Bagi kontestan, durasi kampanye tidak lepas dengan kalkulasi seberapa efektif menarik simpati pemilih.
KPU sendiri sebelumnya mengusulkan masa kampanye tidak jauh berbeda dengan masa kampanye di Pemilu 2019, yakni selama 203 hari, yang kemudian diperpendek menjadi 120 hari. Hal ini mempertimbangkan aspek pemenuhan logistik kampanye yang membutuhkan waktu yang optimal.
Pemerintah sendiri cenderung mengusulkan masa kampanye cukup 90 hari, lebih singkat dibandingkan dengan usulan KPU. Sementara usulan dari fraksi di Komisi II DPR bervariasi, antara 60 dan 129 hari masa kampanye.

Meski demikian, usulan 75 hari masa kampanye membutuhkan syarat tertentu, yakni dukungan DPR, pemerintah, Mahkamah Agung, Bawaslu, dan peserta pemilu.
Dukungan itu berupa kebijakan terkait pengadaan dan distribusi logistik pemilu, penyelesaian sengketa proses pemilu, validasi surat suara, penanganan logistik pemilu di luar negeri, serta distribusi dan pengelolaan logistik. Jika ini tidak terpenuhi, usulan 75 hari durasi kampanye sulit diwujudkan.
Usulan 75 hari masa kampanye membutuhkan syarat tertentu, yakni dukungan DPR, pemerintah, Mahkamah Agung, Bawaslu, dan peserta pemilu.
Jika merujuk pengalaman di pemilu-pemilu sebelumnya, memang tidak ada batasan baku soal durasi masa kampanye ini. Dalam undang-undang pemilu, Komisi Pemilihan Umum (KPU) berwenang membuat tahapan pemilu dengan tetap berkoordinasi dengan pemangku kepentingan yang lain, termasuk di dalamnya menentukan berapa lama waktu yang dibutuhkan di masa kampanye tersebut.

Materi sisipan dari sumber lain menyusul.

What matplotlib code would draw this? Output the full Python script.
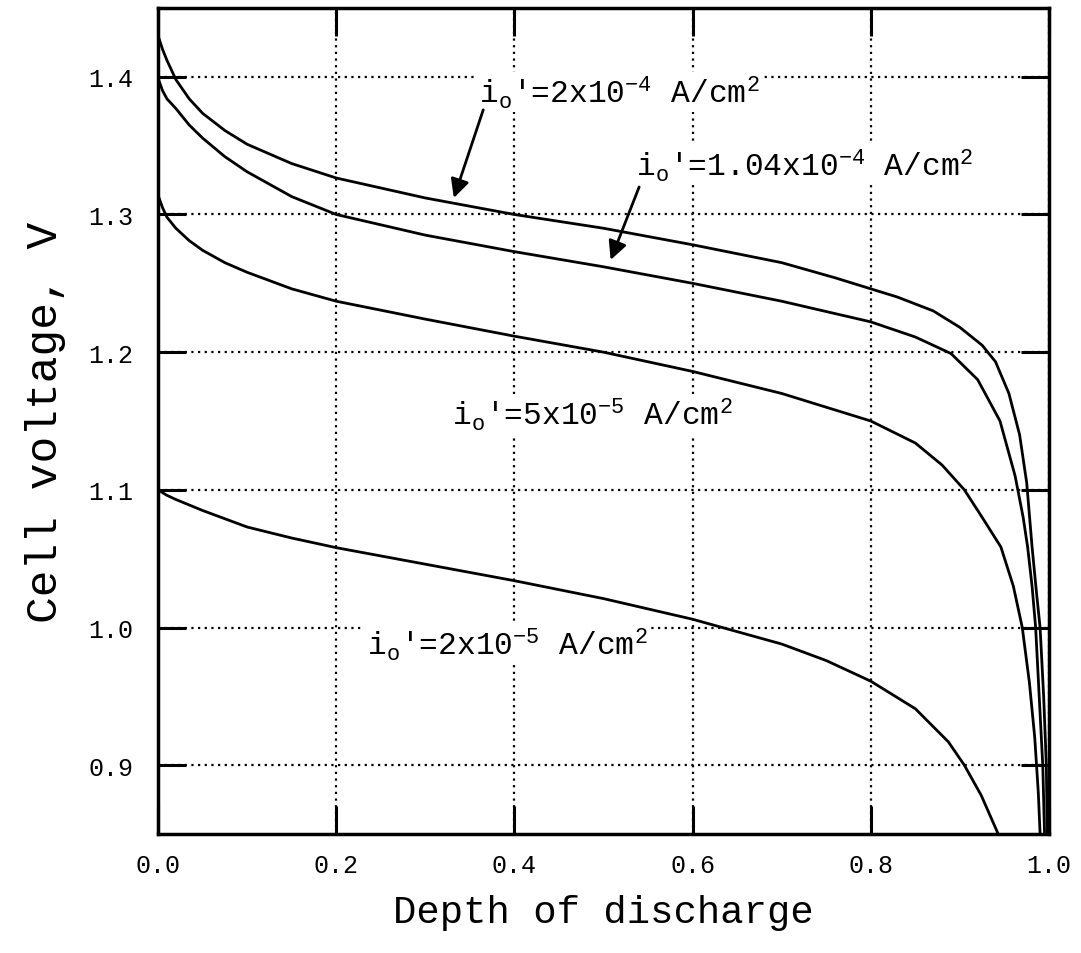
import matplotlib
matplotlib.use("Agg")
import matplotlib.pyplot as plt

plt.rcParams['font.family'] = ['Liberation Mono', 'DejaVu Sans']
plt.rcParams['mathtext.fontset'] = 'custom'
plt.rcParams['mathtext.rm'] = 'Liberation Mono'
plt.rcParams['mathtext.it'] = 'Liberation Mono'
plt.rcParams['mathtext.default'] = 'rm'

# ---- data ----
dod_1 = [0.0, 0.005, 0.01, 0.02, 0.035, 0.05, 0.075, 0.1, 0.15, 0.2, 0.3, 0.4, 0.5, 0.6, 0.7,
         0.76, 0.83, 0.87, 0.9, 0.925, 0.94, 0.955, 0.967, 0.975, 0.981, 0.986, 0.99, 0.994,
         0.997, 0.998]
v_1 = [1.430, 1.420, 1.412, 1.398, 1.384, 1.3735, 1.361, 1.351, 1.337, 1.3265, 1.312, 1.300, 1.290,
       1.278, 1.265, 1.254, 1.240, 1.230, 1.218, 1.205, 1.193, 1.170, 1.140, 1.105, 1.0585, 1.025,
       1.000, 0.950, 0.900, 0.850]

dod_2 = [0.0, 0.005, 0.01, 0.02, 0.035, 0.05, 0.075, 0.1, 0.15, 0.2, 0.3, 0.4, 0.5, 0.6, 0.7,
         0.8, 0.85, 0.89, 0.92, 0.945, 0.962, 0.971, 0.976, 0.981, 0.985, 0.989, 0.993, 0.995]
v_2 = [1.399, 1.390, 1.384, 1.377, 1.365, 1.3555, 1.342, 1.331, 1.313, 1.300, 1.285, 1.273, 1.262,
       1.250, 1.237, 1.222, 1.211, 1.199, 1.180, 1.150, 1.110, 1.080, 1.0585, 1.030, 1.000, 0.950,
       0.900, 0.850]

dod_3 = [0.0, 0.005, 0.01, 0.02, 0.035, 0.05, 0.075, 0.1, 0.15, 0.2, 0.3, 0.4, 0.5, 0.6, 0.7,
         0.8, 0.85, 0.88, 0.905, 0.925, 0.946, 0.96, 0.97, 0.978, 0.984, 0.988, 0.99]
v_3 = [1.314, 1.305, 1.298, 1.290, 1.281, 1.274, 1.265, 1.258, 1.246, 1.237, 1.224, 1.2116, 1.200,
       1.186, 1.170, 1.150, 1.134, 1.118, 1.100, 1.080, 1.0585, 1.030, 1.000, 0.960, 0.920, 0.880,
       0.850]

dod_4 = [0.0, 0.01, 0.02, 0.035, 0.05, 0.075, 0.1, 0.15, 0.2, 0.3, 0.4, 0.5, 0.6, 0.7, 0.75,
         0.8, 0.85, 0.887, 0.905, 0.924, 0.943]
v_4 = [1.100, 1.096, 1.093, 1.089, 1.085, 1.079, 1.073, 1.065, 1.058, 1.046, 1.034, 1.021, 1.006,
       0.988, 0.976, 0.961, 0.941, 0.917, 0.900, 0.878, 0.850]

labels = [r"i$_{\mathrm{o}}$'=2x10$^{\mathrm{-4}}$ A/cm$^{\mathrm{2}}$",
          r"i$_{\mathrm{o}}$'=1.04x10$^{\mathrm{-4}}$ A/cm$^{\mathrm{2}}$",
          r"i$_{\mathrm{o}}$'=5x10$^{\mathrm{-5}}$ A/cm$^{\mathrm{2}}$",
          r"i$_{\mathrm{o}}$'=2x10$^{\mathrm{-5}}$ A/cm$^{\mathrm{2}}$"]

x_ticks = [0.0, 0.2, 0.4, 0.6, 0.8, 1.0]
y_ticks = [0.9, 1.0, 1.1, 1.2, 1.3, 1.4]

fig = plt.figure(figsize=(10.81, 9.54), dpi=100)
ax = fig.add_axes([0.1462, 0.1247, 0.8242, 0.8659])

for xs, ys in [(dod_1, v_1), (dod_2, v_2), (dod_3, v_3), (dod_4, v_4)]:
    ax.plot(xs, ys, color='black', lw=2.0, zorder=3)

ax.set_xlim(0.0, 1.0)
ax.set_ylim(0.85, 1.45)
ax.set_xticks(x_ticks)
ax.set_yticks(y_ticks)
ax.set_xticklabels([f"{t:.1f}" for t in x_ticks])
ax.set_yticklabels([f"{t:.1f}" for t in y_ticks])
ax.tick_params(direction='in', length=20, width=2.2, top=True, right=True,
               labelsize=18, pad=14)
ax.tick_params(axis='y', pad=18)
for s in ax.spines.values():
    s.set_linewidth(2.5)
ax.grid(True, color='black', linestyle=(0, (1, 2.0)), linewidth=1.6, zorder=1)

ax.set_xlabel("Depth of discharge", fontsize=28, labelpad=12)
ax.set_ylabel("Cell voltage, V", fontsize=32, labelpad=16)

bbox = dict(facecolor='white', edgecolor='none', pad=1.5)
fs = 22.5
ax.text(0.360, 1.389, labels[0], fontsize=fs, va='center', ha='left', bbox=bbox, zorder=4)
ax.text(0.536, 1.336, labels[1], fontsize=fs, va='center', ha='left', bbox=bbox, zorder=4)
ax.text(0.330, 1.155, labels[2], fontsize=fs, va='center', ha='left', bbox=bbox, zorder=4)
ax.text(0.234, 0.988, labels[3], fontsize=fs, va='center', ha='left', bbox=bbox, zorder=4)

arrow = dict(arrowstyle='-|>', color='black', lw=2.0, mutation_scale=28,
             shrinkA=0, shrinkB=0)
ax.annotate("", xy=(0.332, 1.312), xytext=(0.365, 1.376), arrowprops=arrow, zorder=5)
ax.annotate("", xy=(0.508, 1.267), xytext=(0.540, 1.320), arrowprops=arrow, zorder=5)

fig.savefig("out.png", dpi=100)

Prosesi peresmian pemasangan alat peraga kampanye peserta Pemilu 2019 di kompleks KPU Provinsi Bali, Denpasar, Jumat (23/11/2018), ditandai dengan penaikan bendera KPU dan bendera partai politik peserta Pemilu 2019. KPU memfasilitasi alat peraga kampanye peserta Pemilu 2019.
Jika merujuk pengalaman pemilu-pemilu sebelumnya memang tidak ada ukuran baku terkait durasi masa kampanye. Lihat saja pemilu sejak era Reformasi, jatah hari untuk kampanye selalu berbeda-beda. Di Pemilu 1999, masa kampanye relatif lebih singkat, yakni 16 hari dengan jumlah partai politik peserta pemilu saat itu yang mencapai 48.
Bisa dibayangkan bagaimana mengatur jadwal kampanye secara nasional dan daerah dengan jumlah peserta pemilu sebanyak itu. Saat itu, kampanye hanya diberlakukan untuk pemilihan umum anggota legislatif, sedangkan pemilihan presiden masih dipilih di MPR.
Jika merujuk pengalaman pemilu-pemilu sebelumnya memang tidak ada ukuran baku terkait durasi masa kampanye.
Baru di Pemilu 2004 masa kampanye dibagi dua kegiatan, yakni kampanye pemilu legislatif dan kampanye pemilihan presiden. Di pemilu ini, masa kampanye pemilihan presiden lebih panjang dibandingkan dengan kampanye legislatif. Untuk pemilu presiden, dialokasikan 30 hari dengan lima pasangan calon presiden dan wakil presiden di putaran pertama.
Dikarenakan saat itu belum ada yang mencapai suara 50 persen lebih, pemilihan presiden harus dilakukan dua putaran. Menjelang putaran kedua ini juga dialokasikan masa kampanye selama 3 hari.
Jadi, total masa kampanye untuk pemilihan presiden 33 hari. Sementara itu, untuk pemilihan legislatif, total hanya 22 hari masa kampanye dengan 24 partai politik peserta pemilu.
Baca Juga: Durasi Kampanye Pendek, Kampanye di Luar Jadwal Bisa Marak
Durasi terlama
Durasi masa kampanye terlama sejak era Reformasi ini terjadi di Pemilu 2009. Dengan diikuti 38 partai politik peserta pemilu, masa kampanye pemilu legislatif mencapai 268 hari atau total 9 bulan.
Di pemilu ini mulai diterapkan sistem proporsional dengan daftar terbuka. Dengan demikian, kursi yang diraih partai akan diduduki oleh calon legislatif dengan suara terbanyak.
Maka, bisa dibayangkan masa kampanye yang panjang tidak lepas dari upaya para calon legislatif untuk mempromosikan dirinya secara pribadi selain partainya. Artinya, selain ada persaingan antarpartai politik, juga ada persaingan antarcalon legislatif di dalam partai politik yang sama.
Berbeda dengan Pemilu 2004 saat masa kampanye pemilihan presiden lebih panjang dibandingkan legislatif, di Pemilu 2009 masa kampanye legislatif justru lebih panjang dibandingkan dengan masa kampanye pemilihan presiden. Masa kampanye presiden hanya 22 hari.
Hal ini tidak lepas dari panjangnya masa kampanye pemilihan legislatif yang kemudian hasil pemilu tersebut menjadi dasar penentuan tiket pengusungan pasangan calon presiden dan wakil presiden.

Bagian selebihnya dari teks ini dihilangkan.